In this age of rapid technological advancements, we find ourselves standing at the precipice
of endless possibilities. The boundless potential of innovation lies within our grasp, waiting to be
harnessed for the betterment of society. It is a time that demands collaboration, imagination, and the
shared pursuit of knowledge.
However, I feel compelled to express a concern that has been gnawing at me. Our shared
passion for technology, which unites us as a community, is threatened by a growing tendency to
dismiss the value of intellectual property and the creative efforts it represents. We are witnessing a
proliferation of digital creations being copied, altered, and distributed without due consideration for
the rights and efforts of their creators.
Let us remember that innovation thrives on the foundation of respect for the rights of those
_who dare to dream and build. It is the creators who invest countless hours, driven by their visions
and fueled by their relentless dedication, to breathe life into ideas that shape our future. Their work,
their passion, and their right to benefit from their creations must be protected and valued.
Let us not be misguided by the allure of free access to everything. Instead, let us advocate
for fair and reasonable means of sharing knowledge and creations, nurturing a culture of
appreciation and support for those who drive progress. By doing so, we cultivate an environment
that attracts new talent, encourages groundbreaking discoveries, and ultimately benefits society as a
whole.
Imagine a world where the tireless inventors and creators are celebrated and their work is
protected. A world where collaboration flourishes, innovation abounds, and the spirit of
technological exploration remains untamed. It is within our power to shape this future, and it begins
with a collective acknowledgment of the importance of intellectual property and the contributions it
brings to our ever-evolving world.
In closing, I invite you to join me in a renewed commitment to respecting and protecting
intellectual property. Let us create an inclusive community that champions the rights of creators,
nurtures their creativity, and upholds the principles that have propelled humanity forward
throughout history. Together, we can forge a future where the collective genius of the technology
community thrives, and our achievements become a testament to our unity and unwavering
dedication.
With great optimism and faith in our shared endeavors,
John Doe
Use case for Script Detection#
Where does script detection come into play? Here’s one potential example: what if you are creating a global OCR API? In this case you may not know the language or script of the input image.

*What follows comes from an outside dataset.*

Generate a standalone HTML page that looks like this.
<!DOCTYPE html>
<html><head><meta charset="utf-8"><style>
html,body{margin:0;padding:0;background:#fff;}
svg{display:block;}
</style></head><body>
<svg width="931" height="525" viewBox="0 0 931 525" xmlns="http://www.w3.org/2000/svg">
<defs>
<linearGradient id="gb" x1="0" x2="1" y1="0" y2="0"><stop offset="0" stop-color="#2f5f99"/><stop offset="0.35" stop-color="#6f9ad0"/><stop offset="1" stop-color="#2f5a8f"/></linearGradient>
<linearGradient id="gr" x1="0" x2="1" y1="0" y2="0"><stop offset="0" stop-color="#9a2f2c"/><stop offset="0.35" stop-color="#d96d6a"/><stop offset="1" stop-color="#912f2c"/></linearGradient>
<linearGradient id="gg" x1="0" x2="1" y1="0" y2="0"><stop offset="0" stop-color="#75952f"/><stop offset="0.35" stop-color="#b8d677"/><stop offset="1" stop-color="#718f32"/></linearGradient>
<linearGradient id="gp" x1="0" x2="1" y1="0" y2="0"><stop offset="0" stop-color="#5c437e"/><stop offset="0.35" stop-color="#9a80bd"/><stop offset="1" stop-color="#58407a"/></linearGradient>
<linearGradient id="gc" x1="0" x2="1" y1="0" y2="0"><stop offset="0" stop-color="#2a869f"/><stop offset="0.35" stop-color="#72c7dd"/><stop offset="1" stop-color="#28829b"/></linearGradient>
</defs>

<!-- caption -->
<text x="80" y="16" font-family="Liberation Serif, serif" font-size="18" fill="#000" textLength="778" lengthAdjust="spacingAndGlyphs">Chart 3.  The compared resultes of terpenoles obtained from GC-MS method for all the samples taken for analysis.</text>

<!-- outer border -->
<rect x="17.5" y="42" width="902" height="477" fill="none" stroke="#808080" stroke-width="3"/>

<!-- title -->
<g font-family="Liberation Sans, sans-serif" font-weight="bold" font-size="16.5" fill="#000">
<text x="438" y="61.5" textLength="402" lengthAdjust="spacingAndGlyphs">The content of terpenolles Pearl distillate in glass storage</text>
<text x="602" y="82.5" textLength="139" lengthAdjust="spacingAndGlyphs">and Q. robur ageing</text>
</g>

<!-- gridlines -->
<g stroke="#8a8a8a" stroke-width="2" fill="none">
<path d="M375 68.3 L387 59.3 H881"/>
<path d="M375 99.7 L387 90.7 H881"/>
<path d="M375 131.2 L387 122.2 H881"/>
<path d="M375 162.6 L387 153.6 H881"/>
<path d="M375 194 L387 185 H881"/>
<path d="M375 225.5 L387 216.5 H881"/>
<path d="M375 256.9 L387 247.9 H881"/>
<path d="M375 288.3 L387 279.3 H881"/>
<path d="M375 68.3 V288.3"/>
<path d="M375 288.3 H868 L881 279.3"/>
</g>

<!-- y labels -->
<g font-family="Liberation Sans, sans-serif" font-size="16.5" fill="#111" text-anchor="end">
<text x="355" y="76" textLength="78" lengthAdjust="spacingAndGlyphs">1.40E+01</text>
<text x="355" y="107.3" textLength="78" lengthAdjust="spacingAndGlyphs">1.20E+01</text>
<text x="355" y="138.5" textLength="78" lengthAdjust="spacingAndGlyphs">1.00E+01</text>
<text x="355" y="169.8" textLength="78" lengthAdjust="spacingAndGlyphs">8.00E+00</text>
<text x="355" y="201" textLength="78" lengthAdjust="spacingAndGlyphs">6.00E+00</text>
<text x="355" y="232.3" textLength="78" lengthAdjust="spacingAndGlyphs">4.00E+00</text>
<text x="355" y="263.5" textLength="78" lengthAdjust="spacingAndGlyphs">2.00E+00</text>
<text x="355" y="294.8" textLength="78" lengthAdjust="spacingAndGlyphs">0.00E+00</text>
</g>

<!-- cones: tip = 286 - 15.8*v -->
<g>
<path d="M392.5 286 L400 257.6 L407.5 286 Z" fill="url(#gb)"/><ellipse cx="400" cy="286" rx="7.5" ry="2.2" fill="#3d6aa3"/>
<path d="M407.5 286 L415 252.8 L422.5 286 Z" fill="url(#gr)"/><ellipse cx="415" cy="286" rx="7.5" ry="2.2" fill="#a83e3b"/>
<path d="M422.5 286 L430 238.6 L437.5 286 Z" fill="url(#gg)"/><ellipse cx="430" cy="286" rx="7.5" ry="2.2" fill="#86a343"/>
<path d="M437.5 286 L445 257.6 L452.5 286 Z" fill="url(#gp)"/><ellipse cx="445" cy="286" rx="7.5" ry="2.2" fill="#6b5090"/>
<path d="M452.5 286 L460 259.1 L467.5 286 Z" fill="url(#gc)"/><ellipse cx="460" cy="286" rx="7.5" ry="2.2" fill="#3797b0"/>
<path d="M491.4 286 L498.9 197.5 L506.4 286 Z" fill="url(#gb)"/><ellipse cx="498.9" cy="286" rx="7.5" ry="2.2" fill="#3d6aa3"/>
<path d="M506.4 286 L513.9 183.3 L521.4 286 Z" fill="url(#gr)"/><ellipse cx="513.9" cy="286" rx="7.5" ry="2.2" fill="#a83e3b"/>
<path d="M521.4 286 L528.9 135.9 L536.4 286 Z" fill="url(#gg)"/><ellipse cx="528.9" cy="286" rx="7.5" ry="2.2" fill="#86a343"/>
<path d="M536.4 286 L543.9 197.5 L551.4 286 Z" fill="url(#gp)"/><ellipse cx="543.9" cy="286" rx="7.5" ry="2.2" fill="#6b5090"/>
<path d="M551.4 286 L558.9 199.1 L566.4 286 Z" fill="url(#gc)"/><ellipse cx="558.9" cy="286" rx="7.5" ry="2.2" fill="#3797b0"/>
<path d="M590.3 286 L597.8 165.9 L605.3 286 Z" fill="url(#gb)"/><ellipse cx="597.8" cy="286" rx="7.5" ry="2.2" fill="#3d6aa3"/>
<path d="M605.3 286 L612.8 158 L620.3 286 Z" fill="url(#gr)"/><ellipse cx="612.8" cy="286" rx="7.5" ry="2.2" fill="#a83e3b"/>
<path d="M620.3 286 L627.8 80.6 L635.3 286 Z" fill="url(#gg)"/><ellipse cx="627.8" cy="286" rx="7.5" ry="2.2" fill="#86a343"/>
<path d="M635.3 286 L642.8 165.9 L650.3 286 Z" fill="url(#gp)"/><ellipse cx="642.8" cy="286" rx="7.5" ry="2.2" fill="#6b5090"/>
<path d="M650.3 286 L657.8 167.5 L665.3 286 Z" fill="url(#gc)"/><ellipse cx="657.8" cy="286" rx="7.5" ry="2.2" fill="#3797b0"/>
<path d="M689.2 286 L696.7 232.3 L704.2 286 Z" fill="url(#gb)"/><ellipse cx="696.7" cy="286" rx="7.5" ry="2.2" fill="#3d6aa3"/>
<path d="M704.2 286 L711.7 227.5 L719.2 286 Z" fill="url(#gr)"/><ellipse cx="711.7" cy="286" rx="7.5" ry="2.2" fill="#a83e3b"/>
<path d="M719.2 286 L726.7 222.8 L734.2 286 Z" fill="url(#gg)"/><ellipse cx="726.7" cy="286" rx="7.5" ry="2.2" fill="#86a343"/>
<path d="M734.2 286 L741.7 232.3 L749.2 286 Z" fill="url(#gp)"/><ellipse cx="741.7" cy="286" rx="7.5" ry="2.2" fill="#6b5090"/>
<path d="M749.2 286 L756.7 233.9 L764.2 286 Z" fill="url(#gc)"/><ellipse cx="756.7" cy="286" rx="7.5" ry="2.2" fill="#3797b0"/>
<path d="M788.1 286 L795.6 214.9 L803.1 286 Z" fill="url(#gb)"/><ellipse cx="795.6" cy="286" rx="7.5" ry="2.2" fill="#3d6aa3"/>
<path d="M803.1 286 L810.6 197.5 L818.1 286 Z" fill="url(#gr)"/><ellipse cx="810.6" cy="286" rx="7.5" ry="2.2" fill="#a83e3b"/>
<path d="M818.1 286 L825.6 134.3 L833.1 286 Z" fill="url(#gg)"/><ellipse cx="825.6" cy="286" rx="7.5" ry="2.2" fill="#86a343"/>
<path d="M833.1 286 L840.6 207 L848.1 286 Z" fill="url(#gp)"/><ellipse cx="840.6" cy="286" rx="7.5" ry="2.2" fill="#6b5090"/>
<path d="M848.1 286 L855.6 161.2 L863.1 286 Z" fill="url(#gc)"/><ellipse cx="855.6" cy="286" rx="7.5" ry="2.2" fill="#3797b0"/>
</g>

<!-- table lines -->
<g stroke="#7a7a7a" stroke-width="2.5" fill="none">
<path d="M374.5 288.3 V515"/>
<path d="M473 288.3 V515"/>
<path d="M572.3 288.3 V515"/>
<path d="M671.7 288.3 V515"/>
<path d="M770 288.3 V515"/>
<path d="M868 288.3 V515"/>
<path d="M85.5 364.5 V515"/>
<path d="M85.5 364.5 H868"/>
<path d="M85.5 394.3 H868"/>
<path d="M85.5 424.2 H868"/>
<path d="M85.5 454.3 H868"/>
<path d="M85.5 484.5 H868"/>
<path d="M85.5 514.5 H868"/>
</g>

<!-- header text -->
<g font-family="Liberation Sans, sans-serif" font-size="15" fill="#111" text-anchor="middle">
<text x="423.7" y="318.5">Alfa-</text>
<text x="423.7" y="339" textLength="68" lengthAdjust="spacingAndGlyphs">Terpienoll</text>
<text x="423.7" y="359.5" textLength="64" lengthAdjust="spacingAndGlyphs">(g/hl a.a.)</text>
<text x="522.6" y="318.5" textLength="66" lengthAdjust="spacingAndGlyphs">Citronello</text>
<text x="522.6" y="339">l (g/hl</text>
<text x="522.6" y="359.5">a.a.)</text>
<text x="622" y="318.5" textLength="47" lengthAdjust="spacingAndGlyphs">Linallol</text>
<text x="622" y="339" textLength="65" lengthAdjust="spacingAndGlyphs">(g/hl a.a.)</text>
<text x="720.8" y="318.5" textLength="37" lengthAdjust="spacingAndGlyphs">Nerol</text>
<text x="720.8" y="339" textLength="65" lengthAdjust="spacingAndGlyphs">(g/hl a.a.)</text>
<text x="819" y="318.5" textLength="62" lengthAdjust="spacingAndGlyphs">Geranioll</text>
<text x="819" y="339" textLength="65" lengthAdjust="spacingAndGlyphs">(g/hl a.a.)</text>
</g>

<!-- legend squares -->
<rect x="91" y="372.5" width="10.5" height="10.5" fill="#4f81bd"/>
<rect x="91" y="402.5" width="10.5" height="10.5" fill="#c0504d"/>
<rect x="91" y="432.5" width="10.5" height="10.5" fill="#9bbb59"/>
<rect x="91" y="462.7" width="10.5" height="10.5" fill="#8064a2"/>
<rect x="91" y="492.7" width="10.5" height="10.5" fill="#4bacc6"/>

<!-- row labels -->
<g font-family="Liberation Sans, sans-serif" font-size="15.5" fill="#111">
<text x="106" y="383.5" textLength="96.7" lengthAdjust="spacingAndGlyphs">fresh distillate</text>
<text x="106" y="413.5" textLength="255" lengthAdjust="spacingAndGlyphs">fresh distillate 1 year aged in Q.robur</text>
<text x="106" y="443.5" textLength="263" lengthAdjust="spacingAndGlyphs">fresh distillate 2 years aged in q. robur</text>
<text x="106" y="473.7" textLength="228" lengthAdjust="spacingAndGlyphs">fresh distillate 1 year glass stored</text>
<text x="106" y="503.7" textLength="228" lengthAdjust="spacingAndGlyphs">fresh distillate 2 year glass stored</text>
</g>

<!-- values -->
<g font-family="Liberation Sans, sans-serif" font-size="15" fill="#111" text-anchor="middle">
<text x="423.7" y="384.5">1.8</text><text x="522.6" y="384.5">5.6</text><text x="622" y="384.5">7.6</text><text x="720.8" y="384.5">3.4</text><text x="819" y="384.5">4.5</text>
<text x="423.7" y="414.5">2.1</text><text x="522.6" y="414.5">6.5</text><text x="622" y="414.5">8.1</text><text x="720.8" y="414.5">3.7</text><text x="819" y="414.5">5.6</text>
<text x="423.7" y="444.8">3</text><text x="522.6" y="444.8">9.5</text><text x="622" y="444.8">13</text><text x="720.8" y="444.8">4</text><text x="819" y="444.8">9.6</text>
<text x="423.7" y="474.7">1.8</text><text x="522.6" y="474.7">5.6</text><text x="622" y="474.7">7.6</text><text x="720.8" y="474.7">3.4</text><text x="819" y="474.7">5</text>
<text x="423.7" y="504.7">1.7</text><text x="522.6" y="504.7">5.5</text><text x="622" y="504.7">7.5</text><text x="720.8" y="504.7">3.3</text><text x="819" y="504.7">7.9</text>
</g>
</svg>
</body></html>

In this example, I have a image in the Hebrew language. I can extract text from this image with out knowing it is Hebrew in advance by utilizing the script trained data that comes with tessdata_fast.
path = '../../../../binder-datasets/ocr/images/hebrew_text.png'
im = Image.open(path)
display(im)
osd = pytesseract.image_to_osd(im, output_type='dict')
print(osd)
{'page_num': 0, 'orientation': 0, 'rotate': 0, 'orientation_conf': 6.11, 'script': 'Hebrew', 'script_conf': 90.0}
print(pytesseract.image_to_string(im, lang='script/'+osd['script'], config='--psm 6'))
ב וכל אֲלֹהִים בַּיוֹם הַשְׁבֵיעי. מְלֵאכְתּוֹ אֲשֶׁר עֲשֶׂה; ויִשְׁבּת בַּיוֹם הַשְׁבֵיעי. מכָּל-מְלָאכְתּוֹ אֲשֶׁר
עֲשֶׂה.
This is not perfect. There are two potential issues with this.
Some languages have the same script type. As an example, English, Spanish, and French all are classified as ‘Latin’.
The script type returned by
image_to_osdis not a one-to-one mapping. As an example for Chinese Simple and Chinese Traditional the output might be ‘Han’ but if you examine thetessdatascripts, you will find ‘HanS’, ‘HanS_vert’, ‘HanT’, and ‘HanT_vert’.
For the first issue a resolution could be to extract the text via the ‘Latin’ script, then use a separate Python library, such as langdetect, to get the best language match. Then you would could OCR again with the detected language for more accurate results.
For the second issue you may need to use a variety of methods to make an educated guess.